“A retórica oficial pode empilhar os cobertores da realidade, há sempre um momento em que as palavras lhe resistem e a obrigam a revelar, por debaixo do mito, a alternativa da mentira ou da verdade…”
RB in “Mitologias”.
O primeiro-ministro Luís Montenegro instituiu a táctica do silêncio para evitar responder a perguntas incómodas, para não abrir espaço para polémicas, para não se descair em afirmações comprometedoras e facilmente descontextualizáveis, para se resguardar daquilo para o qual não tem resposta.
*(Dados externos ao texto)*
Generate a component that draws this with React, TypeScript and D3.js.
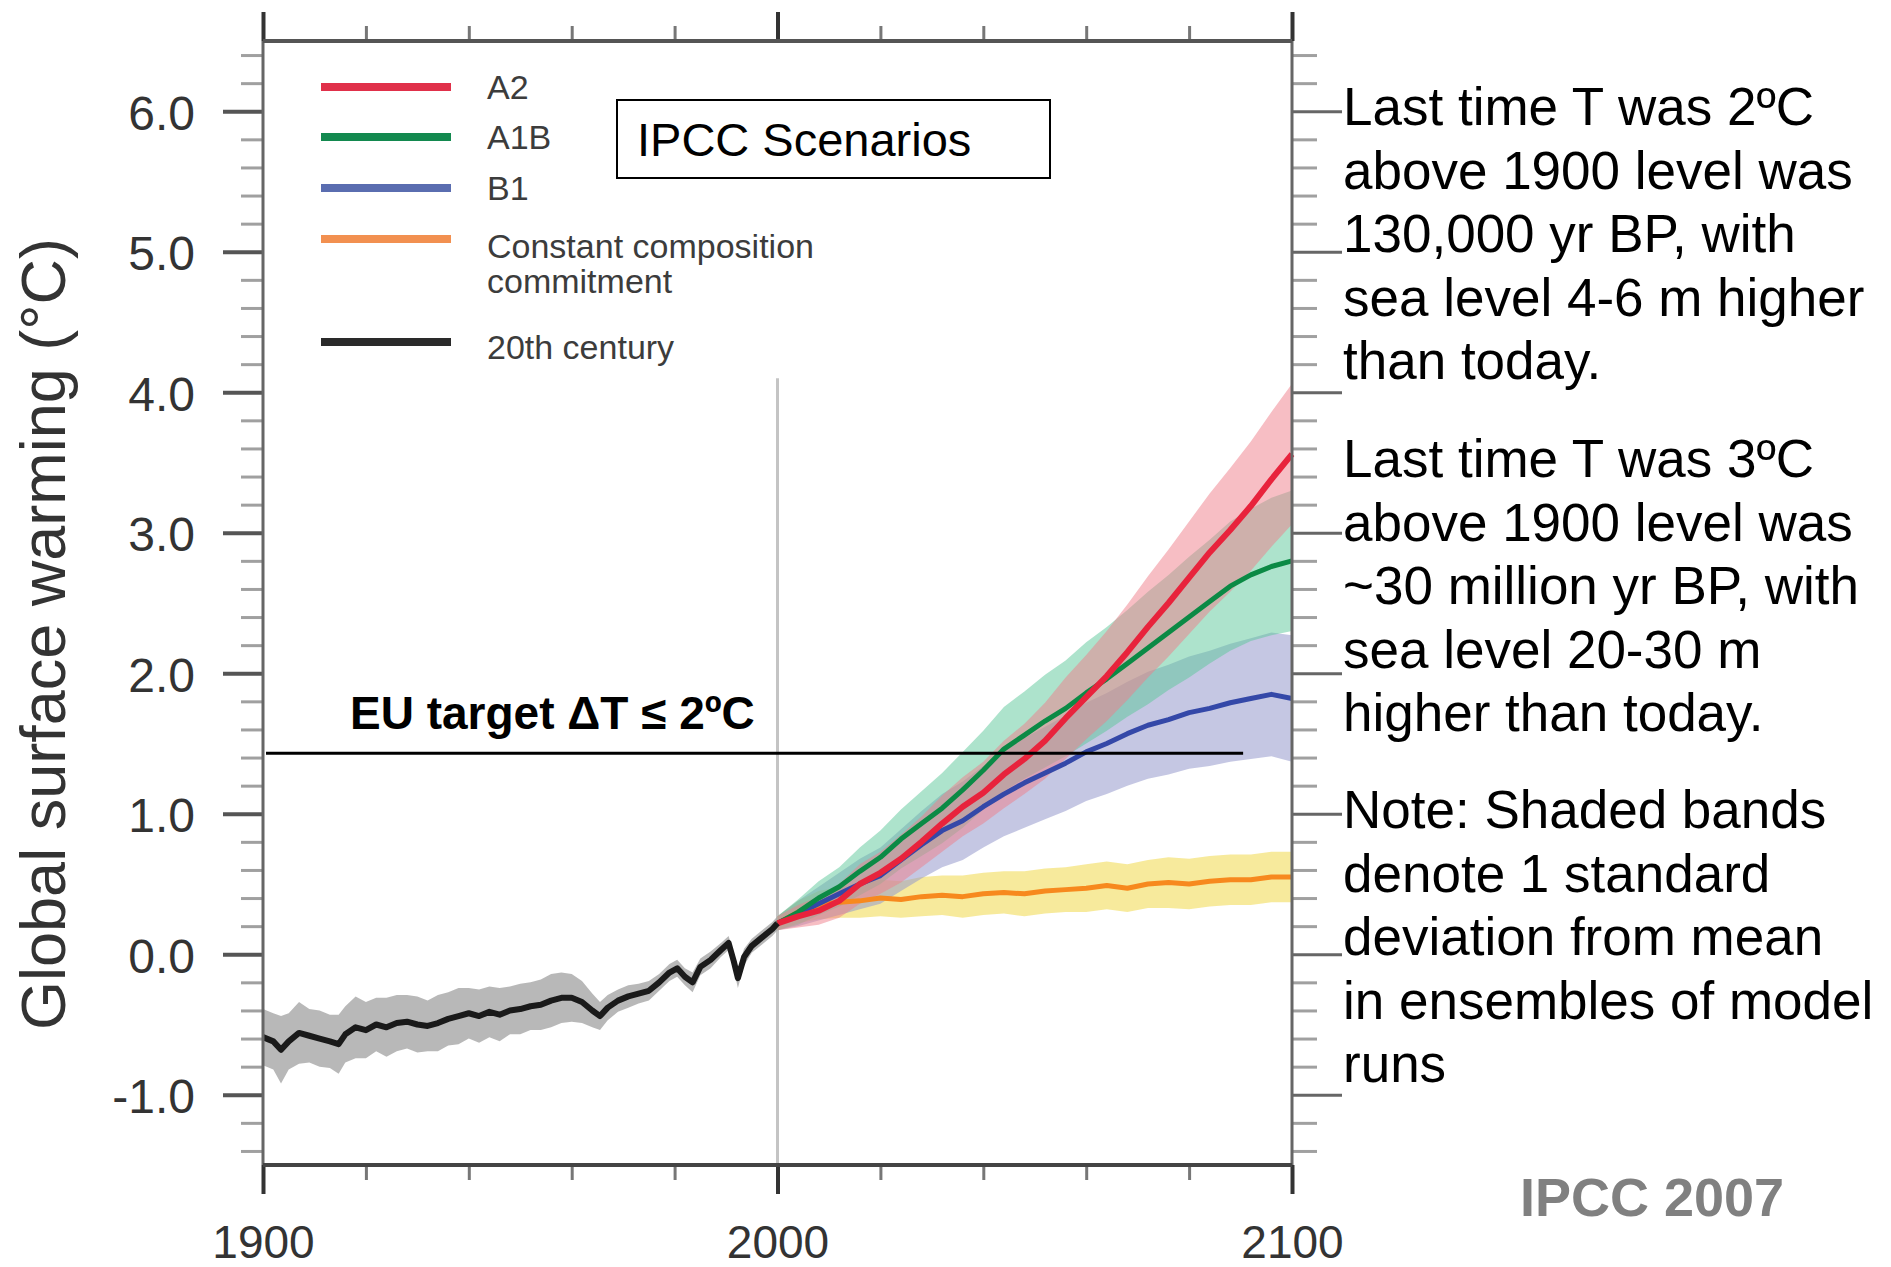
import React, {useEffect, useRef} from 'react';
import * as d3 from 'd3';

// 20th century ensemble mean and spread
const centuryYears = [1900, 1902, 1903.5, 1905, 1907, 1909, 1911, 1913, 1914.7, 1916, 1918, 1920, 1922, 1924, 1926, 1928, 1930,
    1932, 1934, 1936, 1938, 1940, 1942, 1944, 1946, 1948, 1950, 1952, 1954, 1956, 1958, 1960, 1962, 1964, 1965.5, 1967,
    1969, 1971, 1973, 1975, 1977, 1979, 1980.5, 1982, 1983.5, 1985, 1987, 1989, 1990.5, 1991.5, 1992.3, 1993.5, 1995,
    1997, 1999, 2000];
const centuryMean = [-0.59, -0.62, -0.68, -0.62, -0.56, -0.58, -0.60, -0.62, -0.64, -0.57, -0.52, -0.54, -0.50, -0.52, -0.49,
    -0.48, -0.50, -0.51, -0.49, -0.46, -0.44, -0.42, -0.44, -0.41, -0.43, -0.40, -0.39, -0.37, -0.36, -0.33, -0.31, -0.31,
    -0.34, -0.40, -0.44, -0.38, -0.33, -0.30, -0.28, -0.26, -0.20, -0.13, -0.10, -0.16, -0.20, -0.09, -0.04, 0.03, 0.08,
    -0.05, -0.17, -0.02, 0.06, 0.12, 0.18, 0.22];
const centurySd = [0.20, 0.20, 0.24, 0.20, 0.22, 0.19, 0.20, 0.19, 0.21, 0.20, 0.22, 0.20, 0.19, 0.21, 0.20, 0.19, 0.20,
    0.18, 0.20, 0.19, 0.20, 0.18, 0.19, 0.18, 0.19, 0.17, 0.18, 0.17, 0.18, 0.19, 0.18, 0.17, 0.15, 0.12, 0.10, 0.09,
    0.08, 0.08, 0.07, 0.07, 0.06, 0.06, 0.06, 0.06, 0.07, 0.06, 0.06, 0.05, 0.05, 0.06, 0.07, 0.06, 0.05, 0.05, 0.05, 0.05];

// scenario projections
const futureYears = [2000, 2004, 2008, 2012, 2016, 2020, 2024, 2028, 2032, 2036, 2040, 2044, 2048, 2052, 2056, 2060,
    2064, 2068, 2072, 2076, 2080, 2084, 2088, 2092, 2096, 2100];
const a2Mean = [0.22, 0.27, 0.31, 0.38, 0.50, 0.58, 0.68, 0.80, 0.93, 1.05, 1.15, 1.28, 1.39, 1.52, 1.68, 1.83, 1.98,
    2.15, 2.33, 2.50, 2.68, 2.86, 3.02, 3.19, 3.38, 3.56];
const a2Sd = [0.05, 0.08, 0.10, 0.12, 0.14, 0.15, 0.17, 0.18, 0.20, 0.21, 0.22, 0.24, 0.25, 0.27, 0.29, 0.30, 0.32,
    0.34, 0.36, 0.38, 0.40, 0.42, 0.44, 0.46, 0.48, 0.50];
const a1bMean = [0.22, 0.30, 0.40, 0.48, 0.59, 0.69, 0.82, 0.93, 1.04, 1.17, 1.31, 1.46, 1.56, 1.66, 1.75, 1.86, 1.96,
    2.07, 2.18, 2.29, 2.40, 2.51, 2.62, 2.70, 2.76, 2.80];
const a1bSd = [0.05, 0.09, 0.12, 0.14, 0.17, 0.19, 0.21, 0.23, 0.25, 0.27, 0.28, 0.30, 0.31, 0.33, 0.34, 0.36, 0.37,
    0.38, 0.40, 0.41, 0.43, 0.44, 0.46, 0.47, 0.49, 0.50];
const b1Mean = [0.22, 0.29, 0.36, 0.43, 0.50, 0.56, 0.67, 0.78, 0.88, 0.95, 1.05, 1.14, 1.22, 1.29, 1.36, 1.44, 1.50,
    1.57, 1.63, 1.67, 1.72, 1.75, 1.79, 1.82, 1.85, 1.82];
const b1Sd = [0.05, 0.09, 0.12, 0.15, 0.18, 0.20, 0.22, 0.24, 0.26, 0.28, 0.29, 0.30, 0.32, 0.33, 0.34, 0.35, 0.36,
    0.37, 0.38, 0.39, 0.40, 0.41, 0.42, 0.43, 0.44, 0.45];
const commitMean = [0.22, 0.30, 0.35, 0.37, 0.38, 0.40, 0.39, 0.41, 0.42, 0.41, 0.43, 0.44, 0.43, 0.45, 0.46, 0.47,
    0.49, 0.47, 0.50, 0.51, 0.50, 0.52, 0.53, 0.53, 0.55, 0.55];
const commitSd = [0.05, 0.08, 0.10, 0.11, 0.12, 0.13, 0.13, 0.14, 0.14, 0.15, 0.15, 0.15, 0.16, 0.16, 0.16, 0.17,
    0.17, 0.17, 0.17, 0.18, 0.18, 0.18, 0.18, 0.18, 0.18, 0.18];

const legendLabels = [['A2'], ['A1B'], ['B1'], ['Constant composition', 'commitment'], ['20th century']];
const yTickLabels = [-1, 0, 1, 2, 3, 4, 5, 6];
const xTickLabels = [1900, 2000, 2100];
const euTarget = 1.43;

const noteBlocks = [
    ['Last time T was 2ºC', 'above 1900 level was', '130,000 yr BP, with', 'sea level 4-6 m higher', 'than today.'],
    ['Last time T was 3ºC', 'above 1900 level was', '~30 million yr BP, with', 'sea level 20-30 m', 'higher than today.'],
    ['Note: Shaded bands', 'denote 1 standard', 'deviation from mean', 'in ensembles of model', 'runs']
];

const W = 1891, H = 1267;
const FONT = '"Liberation Sans", Arial, Helvetica, sans-serif';

const App: React.FC = () => {
    const svgRef = useRef<SVGSVGElement>(null);

    useEffect(() => {
        const svg = d3.select(svgRef.current);
        svg.selectAll('*').remove();

        const left = 263, right = 1292, top = 41, bottom = 1165;
        const x = d3.scaleLinear().domain([1900, 2100]).range([left, right]);
        const y = d3.scaleLinear().domain([-1.5, 6.5]).range([bottom, top]);

        svg.append('rect').attr('width', W).attr('height', H).attr('fill', '#fff');

        type Pt = { yr: number; m: number; s: number };
        const century: Pt[] = centuryYears.map((yr, i) => ({yr, m: centuryMean[i], s: centurySd[i]}));
        const mk = (mean: number[], sd: number[]): Pt[] => futureYears.map((yr, i) => ({yr, m: mean[i], s: sd[i]}));
        const a2 = mk(a2Mean, a2Sd), a1b = mk(a1bMean, a1bSd), b1 = mk(b1Mean, b1Sd), commit = mk(commitMean, commitSd);

        const band = d3.area<Pt>().x(d => x(d.yr)).y0(d => y(d.m - d.s)).y1(d => y(d.m + d.s));
        const line = d3.line<Pt>().x(d => x(d.yr)).y(d => y(d.m));

        // 2000 divider
        svg.append('line')
            .attr('x1', x(2000)).attr('x2', x(2000))
            .attr('y1', y(4.1)).attr('y2', bottom)
            .attr('stroke', '#c4c4c4').attr('stroke-width', 3);

        // shaded bands
        const bands: [Pt[], string, number][] = [
            [century, '#a6a6a6', 0.8],
            [commit, '#f2dc5a', 0.6],
            [b1, '#9599cc', 0.55],
            [a1b, '#5cc79a', 0.5],
            [a2, '#ef7d8a', 0.5]
        ];
        bands.forEach(([data, color, op]) => {
            svg.append('path').datum(data)
                .attr('d', band).attr('fill', color).attr('fill-opacity', op);
        });

        // mean lines
        const lines: [Pt[], string, number][] = [
            [commit, '#f7891e', 5],
            [b1, '#3448a8', 5],
            [a1b, '#0b8a45', 5],
            [a2, '#e8233c', 6],
            [century, '#1a1a1a', 6]
        ];
        lines.forEach(([data, color, w]) => {
            svg.append('path').datum(data)
                .attr('d', line).attr('fill', 'none')
                .attr('stroke', color).attr('stroke-width', w)
                .attr('stroke-linejoin', 'round');
        });

        // EU target
        svg.append('line')
            .attr('x1', left + 3).attr('x2', x(2090.5))
            .attr('y1', y(euTarget)).attr('y2', y(euTarget))
            .attr('stroke', '#000').attr('stroke-width', 3);
        svg.append('text')
            .attr('x', 350).attr('y', y(euTarget) - 24)
            .attr('font-family', FONT).attr('font-size', 46).attr('font-weight', 'bold')
            .text('EU target ΔT ≤ 2ºC');

        // axes
        const minorY = d3.range(-14, 65, 2).map(v => v / 10).filter(v => Math.abs(v - Math.round(v)) > 0.01);
        const minorX = d3.range(1920, 2100, 20).filter(v => v !== 2000);

        const styleAxis = (g: any, color: string, width: number) => {
            g.select('.domain').remove();
            g.selectAll('.tick line').attr('stroke', color).attr('stroke-width', width);
        };

        const leftMinor = svg.append('g').attr('transform', `translate(${left},0)`)
            .call(d3.axisLeft(y).tickValues(minorY).tickSize(22).tickFormat(() => ''));
        styleAxis(leftMinor, '#a0a0a0', 3);
        const leftMajor = svg.append('g').attr('transform', `translate(${left},0)`)
            .call(d3.axisLeft(y).tickValues(yTickLabels).tickSize(40).tickPadding(28)
                .tickFormat(d => (d as number).toFixed(1)));
        styleAxis(leftMajor, '#555', 4);
        leftMajor.selectAll('text')
            .attr('font-family', FONT).attr('font-size', 48).attr('fill', '#333').attr('dy', '0.37em');

        const rightMinor = svg.append('g').attr('transform', `translate(${right},0)`)
            .call(d3.axisRight(y).tickValues(minorY).tickSize(25).tickFormat(() => ''));
        styleAxis(rightMinor, '#a0a0a0', 3);
        const rightMajor = svg.append('g').attr('transform', `translate(${right},0)`)
            .call(d3.axisRight(y).tickValues(yTickLabels).tickSize(50).tickFormat(() => ''));
        styleAxis(rightMajor, '#666', 3);

        const topMinor = svg.append('g').attr('transform', `translate(0,${top})`)
            .call(d3.axisTop(x).tickValues(minorX).tickSize(15).tickFormat(() => ''));
        styleAxis(topMinor, '#777', 3);
        const topMajor = svg.append('g').attr('transform', `translate(0,${top})`)
            .call(d3.axisTop(x).tickValues(xTickLabels).tickSize(29).tickFormat(() => ''));
        styleAxis(topMajor, '#333', 4);

        const botMinor = svg.append('g').attr('transform', `translate(0,${bottom})`)
            .call(d3.axisBottom(x).tickValues(minorX).tickSize(15).tickFormat(() => ''));
        styleAxis(botMinor, '#777', 3);
        const botMajor = svg.append('g').attr('transform', `translate(0,${bottom})`)
            .call(d3.axisBottom(x).tickValues(xTickLabels).tickSize(29).tickPadding(31)
                .tickFormat(d => String(d)));
        styleAxis(botMajor, '#333', 4);
        botMajor.selectAll('text')
            .attr('font-family', FONT).attr('font-size', 46).attr('fill', '#333');

        // frame
        svg.append('line').attr('x1', left).attr('x2', left).attr('y1', top).attr('y2', bottom)
            .attr('stroke', '#666').attr('stroke-width', 3);
        svg.append('line').attr('x1', right).attr('x2', right).attr('y1', top).attr('y2', bottom)
            .attr('stroke', '#666').attr('stroke-width', 3);
        svg.append('line').attr('x1', left).attr('x2', right).attr('y1', top).attr('y2', top)
            .attr('stroke', '#555').attr('stroke-width', 4);
        svg.append('line').attr('x1', left).attr('x2', right).attr('y1', bottom).attr('y2', bottom)
            .attr('stroke', '#444').attr('stroke-width', 4);

        // y axis title
        svg.append('text')
            .attr('transform', `translate(65,${634}) rotate(-90)`)
            .attr('text-anchor', 'middle')
            .attr('font-family', FONT).attr('font-size', 63).attr('fill', '#333')
            .text('Global surface warming (°C)');

        // legend
        const legendColors = ['#e0304a', '#13894f', '#5a6db0', '#f29050', '#2a2a2a'];
        const legendY = [87, 137, 188, 239, 342];
        legendLabels.forEach((lbl, i) => {
            svg.append('line')
                .attr('x1', 321).attr('x2', 451)
                .attr('y1', legendY[i]).attr('y2', legendY[i])
                .attr('stroke', legendColors[i]).attr('stroke-width', 8);
            lbl.forEach((t, j) => {
                svg.append('text')
                    .attr('x', 487).attr('y', legendY[i] + 12 + (i === 3 ? 7 : 0) + (i === 4 ? 5 : 0) + j * 35)
                    .attr('font-family', FONT).attr('font-size', 34).attr('fill', '#3c3c3c')
                    .text(t);
            });
        });

        // scenarios box
        svg.append('rect')
            .attr('x', 617).attr('y', 100).attr('width', 433).attr('height', 78)
            .attr('fill', '#fff').attr('stroke', '#000').attr('stroke-width', 2);
        svg.append('text')
            .attr('x', 637).attr('y', 156)
            .attr('font-family', FONT).attr('font-size', 47)
            .text('IPCC Scenarios');

        // notes on the right
        const blockStart = [125, 477, 828];
        noteBlocks.forEach((blk, b) => {
            blk.forEach((t, i) => {
                svg.append('text')
                    .attr('x', 1343).attr('y', blockStart[b] + i * 63.5)
                    .attr('font-family', FONT).attr('font-size', 53).attr('fill', '#000')
                    .text(t);
            });
        });

        svg.append('text')
            .attr('x', 1520).attr('y', 1216)
            .attr('font-family', FONT).attr('font-size', 54).attr('font-weight', 'bold')
            .attr('fill', '#808080')
            .text('IPCC 2007');
    }, []);

    return (
        <svg ref={svgRef} width={W} height={H}
             style={{position: 'absolute', left: 0, top: 0, display: 'block'}}/>
    );
};

export default App;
Se o fez consigo próprio determinou-o também como praxis dos seus pares.
Com menos de seis meses de governo, eleito pelas muitas promessas feitas, na impossibilidade real da sua concretização, o silêncio transforma-se na mais hábil forma de comunicar. Sim, porque subjacente a esse silêncio há um metatexto, aquele que a realidade impõe, em temos reivindicativos, económicos e sociais que acaba por determinar a calada sensatez, a arteirice espertalhona ou a propositada afonia.
Ademais, Montenegro, esquivando-se reiteradamente a responder às questões que lhe são colocadas, escuda-se numa retórica do vazio, chocarreira, por vezes cínica, outras sustentadas em verdades de La Palice, ou “lapalissades” por demais evidentes para serem negadas, postas em causa ou contestadas, possuindo geralmente um carácter humorístico e até expressa e astuciosamente “naïf”.
Montenegro, que é agora acompanhado nas suas idas à “rua” pelo presidente da República, feito mestre de cerimónias ou mordomo de eventos, atrás do primeiro-ministro, falando quando este o permite e assazmente interrompido nas suas fáticas intervenções, que pretendem ser sustentatórias das atitudes e retórica daquele.
Uma estranha parelha, uma espécie de Dupont & Dupond em “As Aventuras de Tintim”, do belga Hergé, indissociáveis, parecidos, partilhando análogos traços de carácter e de ideologia. Falta-lhes o chapéu de coco negro, mas abunda a arte de se cobrirem de ridículo. Se Montenegro faz uma cuidadosa afirmação, Marcelo poderia bem continuar dizendo “Eu diria mais…”, enfatizando a sua inutilidade neste redizer menos correcto daquilo que o outro proferiu.
Uma dupla que se complementa, fazendo-nos também lembrar “O Senhor Contente e o Senhor Feliz” e as suas hilariantes rábulas tão sabiamente protagonizadas por Nicolau Breyner e Herman José.
No fundo, uma paródia* trazida ao palco da claudicante política nacional, no fio da navalha em fuga para diante.